An anonymous reader quotes Inc: Our attention in the workplace is a precious resource that often falls victim to tools like email, Slack, and so on, which bring a nonstop supply of things to read, things to respond to, things to file, things to loop others in on, things to follow up on, and in general, things to do. This "always on" dynamic has roots in a desire for increased workplace collaboration and productivity, but as is so often the case, it turns out there is a balance to be struck for optimal results. New research shows that groups who collaborate less often may be better at problem solving....

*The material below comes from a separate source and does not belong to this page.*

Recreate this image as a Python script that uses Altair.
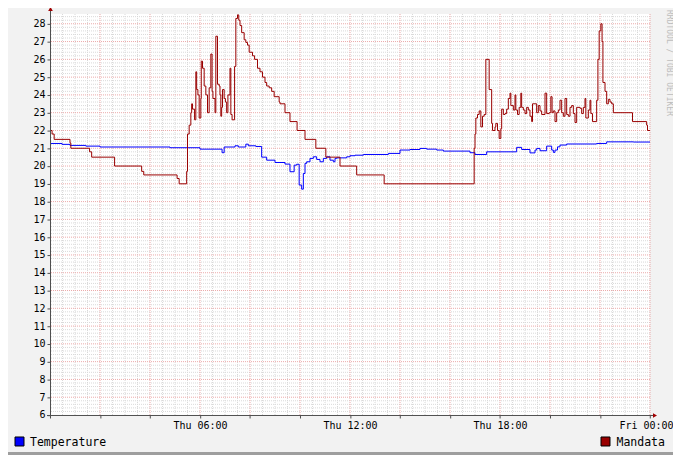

In a study titled "How Intermittent Breaks in Interaction Improve Collective Intelligence", the authors use a standardized problem-solving test to measure the contrast between time spent in collaboration mode against the quality and quantity of problem solving results. The group with no interaction predictably had the highest options for solutions, but those solutions were of lower overall quality. The group with high interaction had higher quality solutions, but less variety and a lower likelihood to find the optimal solution. The intermittent collaboration groups found the desirable middle ground to balance out the pros/cons of the no interaction and high interaction groups, leading them to become the most successful problem solvers.

The article warns of a "collaboration drain", suggesting managers pay closer attention to when collaboration is (and isn't) necessary. "Once upon a time in the land of business, people primarily communicated through conversations, meetings, and internally circulated printed memos. In the absence of email, Internet, cell phones, and CRMs there was a repeating cadence of connection, then disconnection, even while in the office."

"In this case, 'disconnected' really amounts to uninterrupted -- and able to focus."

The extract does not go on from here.